In this section, various coefficients of engineering interest are displayed in Table 3 and Table 4 numerically. The variations of these coefficients were analyzed under the variations of the ratio parameter $\gamma$, thermal relaxation parameter ${ϵ}_1$, and concentration relaxation parameter ${ϵ}_2$. Table 3 shows the opposite behavior with the increasing values of the ratio parameter. In Table 4, the relaxation parameter of heat with increasing values shows that the heat transfer is increasing. A quite similar trend for the mass transfer rate is observed in Table 4 for the mass relaxation parameter.

6. Conclusions

This section is concerned with the results obtained in this work. In this work, the CCDD model was used to simulate the Ag+CuO+kerosene oil hybrid nanofluid passing a bidirectionally stretching sheet, under the influence of the variable magnetic parameter. The fluid was chosen to be electrically conductive, where the current produced (Hall current) was taken into account.
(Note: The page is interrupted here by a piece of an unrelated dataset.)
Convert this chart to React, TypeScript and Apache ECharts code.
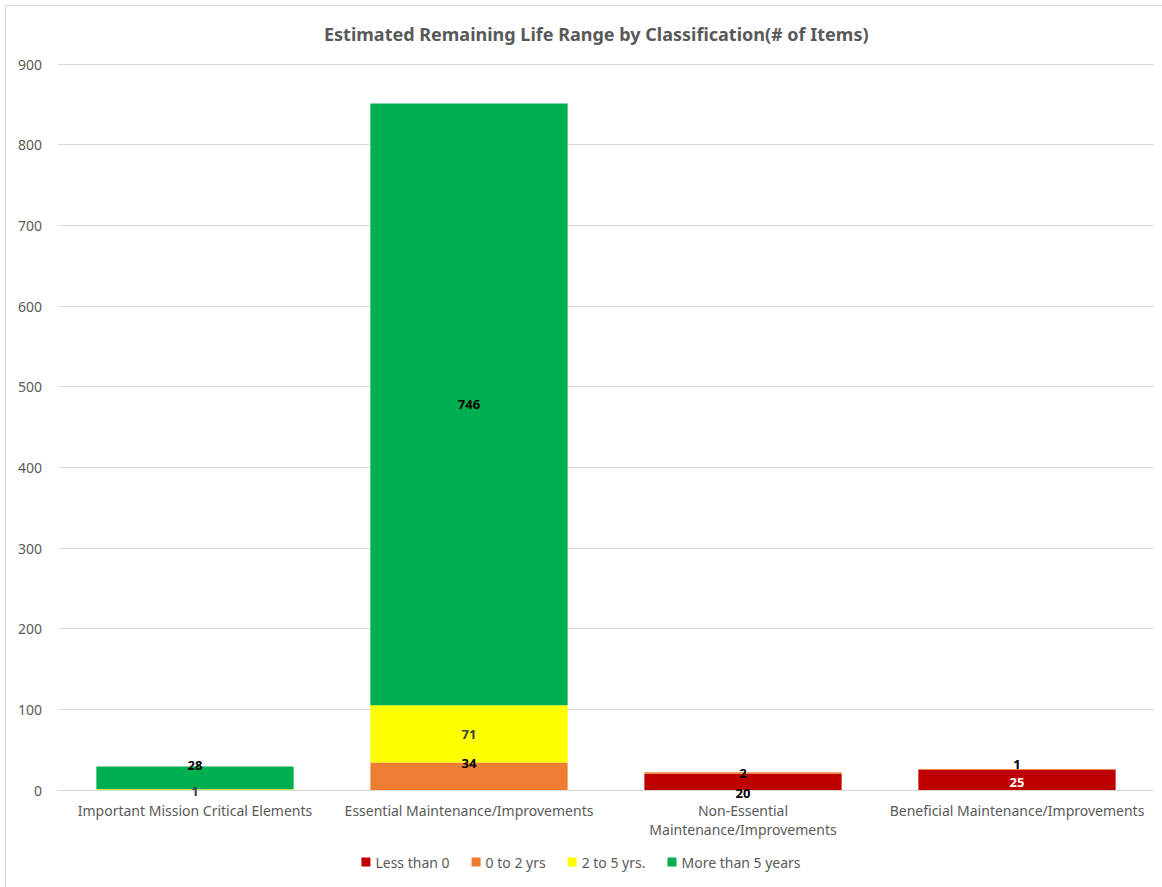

The results obtained through graphs and tables are summarized below:

• When the Hall current increases, the velocity gradient increases, while the dimensionless mass flux and the magnetic parameter decrease this profile.
• Both the velocity and temperature profiles fall with the increasing values of the ratio parameter.
• The higher values of the Prandtl number decrease the layer thickness of the thermal boundary.
• Both the temperature and concentration boundary layer show an opposite trend for the larger values of the Brownian motion parameter.
• The thermal and concentration parameters decrease the temperature and concentration boundary layers with their increasing values.
• At the surface, both the temperature and concentration profiles show an increasing trend for various values of the thermal and concentration boundary layers.
• The skin friction shows the opposite trend for the larger values of the ratio parameter ${\gamma }_0$.
• The graphs show that the hybrid nanofluid shows a fast increasing/decreasing trend, which implies further applications in cooling.
• The efficiency of the implemented technique is proven in Section 3.1 through the squared residual errors presented in Table 2.